So-called ‘good cholesterol’ increases risk of early death

People with high levels of ‘good cholesterol’ have a higher mortality rate than people with normal levels, according to new research by the University of Copenhagen.

In men with extremely high HDL levels, the mortality rate was 106 per cent higher than for the normal group. For women with extremely high levels, the mortality rate was 68 per cent higher.

Børge Nordestgaard, one of the study’s authors, said: ‘These results radically change the way we understand ‘good’ cholesterol. Doctors like myself have been used to congratulating patients who had a very high level of HDL in their blood. But we should no longer do so, as this study shows a dramatically higher mortality rate.’

The researchers analysed data from 116,000 subjects from the Copenhagen City Heart Study and the Copenhagen General Population Study, in combination with mortality data from the Danish Civil Registration System. They have followed the subjects for an average of 6 years, and based the study on just over 10,500 deaths.

They calculated the mortality rate based on these deaths and medical information on the subjects. Just 0.4 per cent of the men and 0.3 per cent of the women covered by the study had an extremely high level of HDL in their blood.

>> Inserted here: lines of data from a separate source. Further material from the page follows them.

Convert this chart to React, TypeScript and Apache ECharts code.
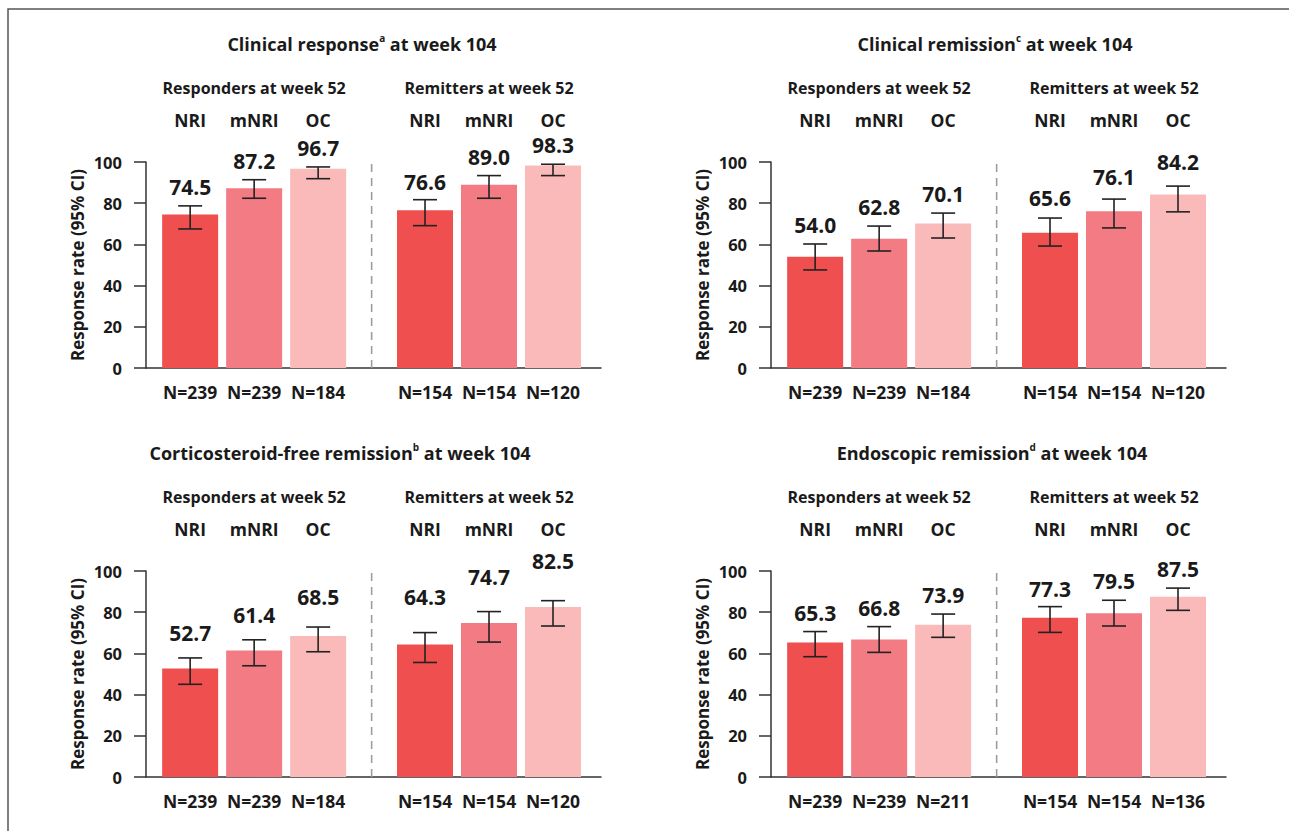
import React, { useEffect, useRef } from 'react';
import * as echarts from 'echarts';

const METHODS = ['NRI', 'mNRI', 'OC'];
const GROUPS = ['Responders at week 52', 'Remitters at week 52'];

// Clinical response at week 104
const clinicalResponseValues = [74.5, 87.2, 96.7, 76.6, 89.0, 98.3];
const clinicalResponseLow = [67.5, 82.4, 91.9, 69.1, 82.4, 93.4];
const clinicalResponseHigh = [78.7, 91.4, 97.6, 81.7, 93.4, 98.9];
const clinicalResponseN = [239, 239, 184, 154, 154, 120];

// Clinical remission at week 104
const clinicalRemissionValues = [54.0, 62.8, 70.1, 65.6, 76.1, 84.2];
const clinicalRemissionLow = [47.6, 56.8, 63.1, 59.2, 68.0, 75.8];
const clinicalRemissionHigh = [60.2, 68.9, 75.2, 72.8, 82.0, 88.3];
const clinicalRemissionN = [239, 239, 184, 154, 154, 120];

// Corticosteroid-free remission at week 104
const cfRemissionValues = [52.7, 61.4, 68.5, 64.3, 74.7, 82.5];
const cfRemissionLow = [45.0, 54.0, 60.8, 55.6, 65.5, 73.3];
const cfRemissionHigh = [57.8, 66.6, 72.8, 70.1, 80.3, 85.6];
const cfRemissionN = [239, 239, 184, 154, 154, 120];

// Endoscopic remission at week 104
const endoRemissionValues = [65.3, 66.8, 73.9, 77.3, 79.5, 87.5];
const endoRemissionLow = [58.4, 60.5, 67.8, 70.2, 73.3, 80.9];
const endoRemissionHigh = [70.6, 73.0, 79.1, 82.7, 85.8, 91.7];
const endoRemissionN = [239, 239, 211, 154, 154, 136];

const PANELS = [
  { title: 'Clinical response', sup: 'a', values: clinicalResponseValues, low: clinicalResponseLow, high: clinicalResponseHigh, n: clinicalResponseN },
  { title: 'Clinical remission', sup: 'c', values: clinicalRemissionValues, low: clinicalRemissionLow, high: clinicalRemissionHigh, n: clinicalRemissionN },
  { title: 'Corticosteroid-free remission', sup: 'b', values: cfRemissionValues, low: cfRemissionLow, high: cfRemissionHigh, n: cfRemissionN },
  { title: 'Endoscopic remission', sup: 'd', values: endoRemissionValues, low: endoRemissionLow, high: endoRemissionHigh, n: endoRemissionN },
];

// layout (pixels)
const LAYOUT = [
  { left: 146, top: 162, titleX: 362, titleY: 44, labelGap: [19, 19, 19, 18, 19, 19] },
  { left: 771, top: 162, titleX: 995, titleY: 44, labelGap: [19, 19, 19, 20, 22, 24] },
  { left: 146, top: 571, titleX: 340, titleY: 453, labelGap: [25, 25, 30, 36, 35, 40] },
  { left: 771, top: 571, titleX: 992, titleY: 453, labelGap: [19, 19, 19, 18, 19, 19] },
];
const GRID_W = 455;
const GRID_H = 206;
const GROUP_STEP = 3.67;
const X_MIN = -0.69;
const X_MAX = 6.42;
const COLORS = ['#EF4F4E', '#F27B84', '#F9BAB9'];
const FONT = '"Open Sans", "Noto Sans", sans-serif';
const WEIGHT = 'bold';
const TEXT = '#1a1a1a';
const AXIS = '#333333';

const xPos = (i: number) => Math.floor(i / 3) * GROUP_STEP + (i % 3);

function txt(text: string, x: number, y: number, size: number) {
  return {
    type: 'text',
    x,
    y,
    style: {
      text,
      fill: TEXT,
      fontSize: size,
      fontWeight: WEIGHT,
      fontFamily: FONT,
      align: 'center',
      verticalAlign: 'middle',
      textAlign: 'center',
      textVerticalAlign: 'middle',
    },
  };
}

export default function App() {
  const ref = useRef<HTMLDivElement>(null);
  useEffect(() => {
    document.body.style.margin = '0';
    if (!ref.current) return;
    const chart = echarts.init(ref.current, null, { renderer: 'svg' });

    const grid: any[] = [];
    const xAxis: any[] = [];
    const yAxis: any[] = [];
    const series: any[] = [];
    const graphic: any[] = [
      {
        type: 'rect',
        shape: { x: 8, y: 9, width: 1400, height: 1000 },
        style: { fill: 'none', stroke: '#555', lineWidth: 1.5 },
        silent: true,
      },
    ];

    PANELS.forEach((p, k) => {
      const L = LAYOUT[k];
      grid.push({ left: L.left, top: L.top, width: GRID_W, height: GRID_H, containLabel: false });
      xAxis.push({
        type: 'value',
        gridIndex: k,
        min: X_MIN,
        max: X_MAX,
        axisLine: { show: true, onZero: false, lineStyle: { color: AXIS, width: 1.5 } },
        axisTick: { show: false },
        axisLabel: { show: false },
        splitLine: { show: false },
      });
      yAxis.push({
        type: 'value',
        gridIndex: k,
        min: 0,
        max: 100,
        interval: 20,
        name: 'Response rate (95% CI)',
        nameLocation: 'middle',
        nameGap: 60,
        nameTextStyle: { color: TEXT, fontSize: 17, fontWeight: WEIGHT, fontFamily: FONT },
        axisLine: { show: true, onZero: false, lineStyle: { color: AXIS, width: 1.5 } },
        axisTick: { show: true, length: 12, lineStyle: { color: AXIS, width: 1.5 } },
        axisLabel: { color: TEXT, fontSize: 16.5, fontWeight: WEIGHT, fontFamily: FONT, margin: 24 },
        splitLine: { show: false },
      });
      series.push({
        type: 'bar',
        xAxisIndex: k,
        yAxisIndex: k,
        barWidth: 56,
        data: p.values.map((v, i) => ({ value: [xPos(i), v], itemStyle: { color: COLORS[i % 3] } })),
      });
      series.push({
        type: 'custom',
        xAxisIndex: k,
        yAxisIndex: k,
        clip: false,
        z: 5,
        encode: { x: 0, y: 1 },
        data: p.values.map((v, i) => [xPos(i), v, p.low[i], p.high[i], p.n[i]]),
        renderItem: (params: any, api: any) => {
          const i = params.dataIndex;
          const x = api.value(0);
          const lo = api.coord([x, api.value(2)]);
          const hi = api.coord([x, api.value(3)]);
          const top = api.coord([x, 100])[1];
          const bottom = api.coord([x, 0])[1];
          const cx = lo[0];
          const ls = { stroke: '#222', lineWidth: 1.6 };
          const children: any[] = [
            { type: 'line', shape: { x1: cx, y1: lo[1], x2: cx, y2: hi[1] }, style: ls },
            { type: 'line', shape: { x1: cx - 12, y1: lo[1], x2: cx + 12, y2: lo[1] }, style: ls },
            { type: 'line', shape: { x1: cx - 12, y1: hi[1], x2: cx + 12, y2: hi[1] }, style: ls },
            txt(Number(api.value(1)).toFixed(1), cx, hi[1] - L.labelGap[i], 21),
            txt(METHODS[i % 3], cx, top - 42, 17.5),
            txt('N=' + api.value(4), cx, bottom + 24, 17.5),
          ];
          if (i % 3 === 1) children.push(txt(GROUPS[Math.floor(i / 3)], cx, top - 74, 16));
          if (i % 3 === 2) {
            const dx = api.coord([(xPos(2) + xPos(3)) / 2, 0])[0];
            children.push({
              type: 'line',
              shape: { x1: dx, y1: bottom, x2: dx, y2: top },
              style: { stroke: '#9a9a9a', lineWidth: 1.3, lineDash: [8, 6] },
            });
          }
          return { type: 'group', children };
        },
      });
      graphic.push({
        type: 'text',
        x: L.titleX,
        y: L.titleY,
        style: {
          text: `{t|${p.title}}{s|${p.sup}}{t| at week 104}`,
          align: 'center',
          verticalAlign: 'middle',
          rich: {
            t: { fontSize: 18, fontWeight: WEIGHT, fontFamily: FONT, fill: TEXT, color: TEXT, lineHeight: 22 },
            s: { fontSize: 10, fontWeight: WEIGHT, fontFamily: FONT, fill: TEXT, color: TEXT, lineHeight: 12, verticalAlign: 'top' },
          },
        },
      });
    });

    chart.setOption({
      animation: false,
      backgroundColor: '#ffffff',
      grid,
      xAxis,
      yAxis,
      series,
      graphic,
    });
    return () => chart.dispose();
  }, []);
  return <div ref={ref} style={{ width: 1289, height: 831 }} />;
}
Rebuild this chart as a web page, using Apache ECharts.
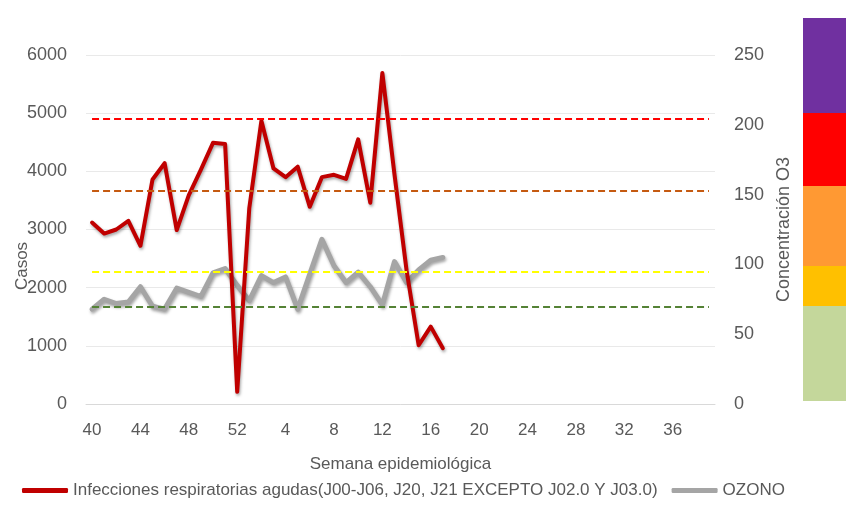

The study also found excessive mortality for people with extremely low levels of HDL in the blood. The people with medium levels of HDL in the blood had the lowest mortality.

This is the first study to demonstrate excessive mortality rates associated with high levels of HDL in the general population.

Nordestgaard said: ‘It appears that we need to remove the focus from HDL as an important health indicator in research, at hospitals and at the general practitioner. These are the smallest lipoproteins in the blood, and perhaps we ought to examine some of the larger ones instead. For example, looking at blood levels of triglyceride and LDL, the ‘bad’ cholesterol, are probably better health indicators.’